In 1966, WMSG-FM signed on the air. The station was primarily a simulcast outlet of WMSG, to provide Oakland with local radio service after WMSG was mandated to shut down after sunset.

In 1985, WMSG was granted a construction permit to increase its power to 1,000 watts, but it would still operate only during the daytime. The upgrades were completed the following year. By the end of the decade, WMSG had been granted permission to operate at 75 watts nighttime power, and Kenneth Robertson had become president of Oakland Radio Station Corporation. By 1995, Brenda Butscher had become the company's president.

===Sales and aftermath===
After more than three decades of ownership, Oakland Radio Station Corporation decided to sell WMSG and its sister station on February 21, 1995, for $200,000 to Oakland Media Group. The sale became final on May 8, 1995. Al Devine was the new company president.

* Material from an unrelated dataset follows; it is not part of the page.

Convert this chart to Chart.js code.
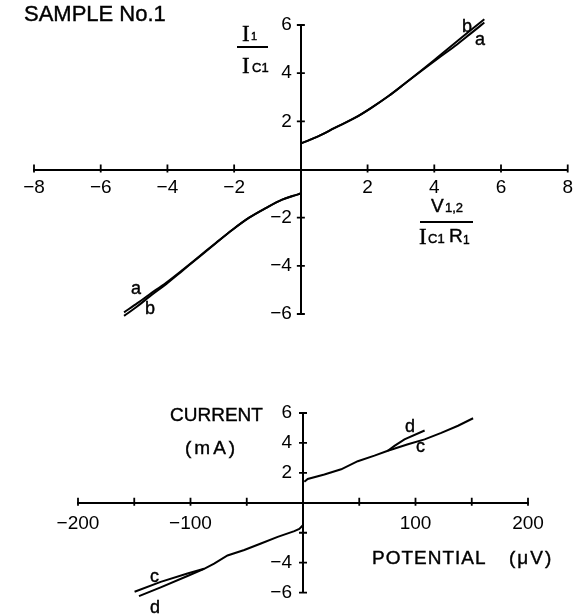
<!DOCTYPE html>
<html>
<head>
<meta charset="utf-8">
<script src="https://cdn.jsdelivr.net/npm/chart.js@4"></script>
<style>
  body { margin: 0; background: #fff; }
  #wrap { position: relative; width: 580px; height: 615px; font-family: "Liberation Sans", Arial, sans-serif; color: #000; }
  canvas { position: absolute; left: 0; }
  .t { position: absolute; white-space: nowrap; line-height: 1; -webkit-text-stroke: 0.4px #000; }
  .serif { font-family: "Liberation Serif", serif; }
  .bar { position: absolute; height: 2px; background: #000; }
</style>
</head>
<body>
<div id="wrap">
  <canvas id="top" width="580" height="340" style="top:0"></canvas>
  <canvas id="bottom" width="580" height="235" style="top:380px"></canvas>

  <div class="t" style="left:24px;top:3px;font-size:22px">SAMPLE No.1</div>

  <!-- I1 / Ic1 -->
  <div class="t serif" style="left:242px;top:22px;font-size:23px">I</div>
  <div class="t" style="left:251px;top:31px;font-size:11px">1</div>
  <div class="bar" style="left:237px;top:46px;width:31px"></div>
  <div class="t serif" style="left:242px;top:54px;font-size:23px">I</div>
  <div class="t" style="left:252px;top:61px;font-size:13px">C1</div>

  <!-- V1,2 / Ic1 R1 -->
  <div class="t" style="left:431px;top:196px;font-size:19px">V</div>
  <div class="t" style="left:445px;top:201px;font-size:13px">1,2</div>
  <div class="bar" style="left:420px;top:221px;width:53px"></div>
  <div class="t serif" style="left:419px;top:225px;font-size:23px">I</div>
  <div class="t" style="left:428px;top:232px;font-size:13px">C1</div>
  <div class="t" style="left:449px;top:226px;font-size:19px">R</div>
  <div class="t" style="left:463px;top:234px;font-size:12px">1</div>

  <div class="t" style="left:170px;top:405px;font-size:19px">CURRENT</div>
  <div class="t" style="left:185px;top:438px;font-size:19px;letter-spacing:3px">(mA)</div>
  <div class="t" style="left:372px;top:548px;font-size:19px;letter-spacing:1px">POTENTIAL</div>
  <div class="t" style="left:509px;top:548px;font-size:19px;letter-spacing:2px">(μV)</div>

  <div class="t" style="left:462px;top:17px;font-size:18px">b</div>
  <div class="t" style="left:475px;top:30px;font-size:18px">a</div>
  <div class="t" style="left:131px;top:279px;font-size:18px">a</div>
  <div class="t" style="left:145px;top:299px;font-size:18px">b</div>
  <div class="t" style="left:405px;top:417px;font-size:18px">d</div>
  <div class="t" style="left:416px;top:437px;font-size:18px">c</div>
  <div class="t" style="left:150px;top:567px;font-size:18px">c</div>
  <div class="t" style="left:150px;top:598px;font-size:18px">d</div>
</div>

<script>
  // top plot: I1/Ic1 against V1,2/(Ic1 R1)
  const topPosV = [0, 0.3, 0.64, 1.0, 1.63, 2.1, 2.63, 3.1, 3.62, 4.1, 4.62, 5.05, 5.5];
  const topPosA = [1.08, 1.25, 1.46, 1.72, 2.15, 2.55, 3.05, 3.55, 4.1, 4.6, 5.13, 5.6, 6.1];
  const topPosB = [1.08, 1.25, 1.46, 1.72, 2.15, 2.55, 3.05, 3.55, 4.12, 4.66, 5.25, 5.74, 6.24];
  const topNegV = [-5.3, -4.9, -4.54, -4.04, -3.54, -3.04, -2.55, -2.05, -1.55, -1.05, -0.56, -0.25, 0];
  const topNegA = [-5.93, -5.55, -5.19, -4.7, -4.16, -3.6, -3.05, -2.5, -2.0, -1.6, -1.25, -1.1, -1.0];
  const topNegB = [-6.08, -5.68, -5.28, -4.76, -4.19, -3.62, -3.06, -2.5, -2.0, -1.6, -1.25, -1.1, -1.0];

  // bottom plot: current (mA) against potential (uV)
  const botPosV = [1.2, 4.2, 19.0, 33.9, 48.7, 63.5, 75.4, 93.3, 108.1, 122.9, 137.8, 151.2];
  const botPosC = [1.41, 1.59, 1.89, 2.24, 2.78, 3.15, 3.48, 3.91, 4.24, 4.67, 5.15, 5.65];
  const botPosDV = [75.4, 81.3, 90.2, 108.1];
  const botPosD = [3.48, 3.8, 4.24, 4.83];
  const botNegV = [-0.3, -3.3, -7.7, -22.5, -37.4, -52.2, -67.1, -79, -87.9, -102.7, -126.5, -149.7];
  const botNegC = [-1.52, -1.74, -1.89, -2.28, -2.72, -3.15, -3.52, -4.07, -4.41, -4.72, -5.28, -5.94];
  const botNegDV = [-87.9, -102.7, -126.5, -145.8];
  const botNegD = [-4.41, -4.89, -5.65, -6.24];

  // tick labels shown
  const topXLabels = [-8, -6, -4, -2, 2, 4, 6, 8];
  const topYLabels = [-6, -4, -2, 2, 4, 6];
  const botXLabels = [-200, -100, 100, 200];
  const botYLabels = [-6, -4, 2, 4, 6];

  function pts(xs, ys) {
    return xs.map((x, i) => ({x: x, y: ys[i]}));
  }

  function fmt(v) {
    return v < 0 ? '\u2212' + Math.abs(v) : String(v);
  }

  const crossTicks = {
    id: 'crossTicks',
    afterDraw(chart) {
      const {ctx, scales: {x, y}} = chart;
      const x0 = x.getPixelForValue(0), y0 = y.getPixelForValue(0);
      ctx.save();
      ctx.strokeStyle = '#000';
      ctx.lineWidth = 1.8;
      ctx.beginPath();
      x.ticks.forEach(t => {
        if (t.value === 0) return;
        const px = x.getPixelForValue(t.value);
        ctx.moveTo(px, y0 - 5);
        ctx.lineTo(px, y0 + 3);
      });
      y.ticks.forEach(t => {
        if (t.value === 0) return;
        const py = y.getPixelForValue(t.value);
        ctx.moveTo(x0 - 4, py);
        ctx.lineTo(x0 + 4, py);
      });
      ctx.stroke();
      ctx.restore();
    }
  };

  function line(data, tension) {
    return {
      data: data,
      borderColor: '#000',
      borderWidth: 2,
      pointRadius: 0,
      fill: false,
      clip: false,
      tension: tension,
      cubicInterpolationMode: tension ? 'monotone' : 'default'
    };
  }

  function makeChart(id, datasets, o) {
    const tickFont = {family: '"Liberation Sans", Arial, sans-serif', size: 19};
    new Chart(document.getElementById(id), {
      type: 'line',
      data: {datasets: datasets},
      options: {
        responsive: false,
        animation: false,
        layout: {padding: o.padding},
        plugins: {legend: {display: false}, tooltip: {enabled: false}},
        scales: {
          x: {
            type: 'linear', position: 'center',
            min: o.xMin, max: o.xMax,
            grid: {display: true, drawOnChartArea: false, drawTicks: false},
            border: {display: true, color: '#000', width: 2},
            ticks: {
              stepSize: o.xStep, autoSkip: false, maxRotation: 0, padding: o.xPad,
              color: '#000', font: tickFont,
              callback: v => o.xLabels.includes(v) ? fmt(v) : ''
            },
            afterFit: s => { s.height = 0; }
          },
          y: {
            type: 'linear', position: 'center',
            min: o.yMin, max: o.yMax,
            grid: {display: true, drawOnChartArea: false, drawTicks: false},
            border: {display: true, color: '#000', width: 2},
            ticks: {
              stepSize: o.yStep, autoSkip: false, padding: o.yPad,
              color: '#000', font: tickFont,
              callback: v => o.yLabels.includes(v) ? fmt(v) : ''
            },
            afterFit: s => { s.width = 0; }
          }
        }
      },
      plugins: [crossTicks]
    });
  }

  makeChart('top', [
    line(pts(topPosV, topPosA), 0.4),
    line(pts(topPosV, topPosB), 0.4),
    line(pts(topNegV, topNegA), 0.4),
    line(pts(topNegV, topNegB), 0.4)
  ], {
    padding: {left: 34, right: 10, top: 25, bottom: 26},
    xMin: -8, xMax: 8, xStep: 2, yMin: -6, yMax: 6, yStep: 2,
    xLabels: topXLabels, yLabels: topYLabels, xPad: 7, yPad: 9
  });

  makeChart('bottom', [
    line(pts(botPosV, botPosC), 0),
    line(pts(botPosDV, botPosD), 0),
    line(pts(botNegV, botNegC), 0),
    line(pts(botNegDV, botNegD), 0)
  ], {
    padding: {left: 78, right: 52, top: 33, bottom: 18},
    xMin: -200, xMax: 200, xStep: 50, yMin: -6, yMax: 6, yStep: 2,
    xLabels: botXLabels, yLabels: botYLabels, xPad: 10, yPad: 11
  });
</script>
</body>
</html>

In July 2009, WMSG and sister stations WKHJ-FM and WWHC were sold for $830,000 to Pennsylvania-based Radiowerks Broadcasting.

===WMSG today===
In May 2011, WMSG and its sister stations were placed into receivership by Radiowerks Broadcasting, ordered by the Garrett County, Maryland Circuit Court. John Culp was appointed as receiver. The Federal Communications Commission approved the transfer of the license on May 19, 2011. The three stations were transferred to Broadcast Communications II, Inc., effective July 1, 2013, at a purchase price of $775,000.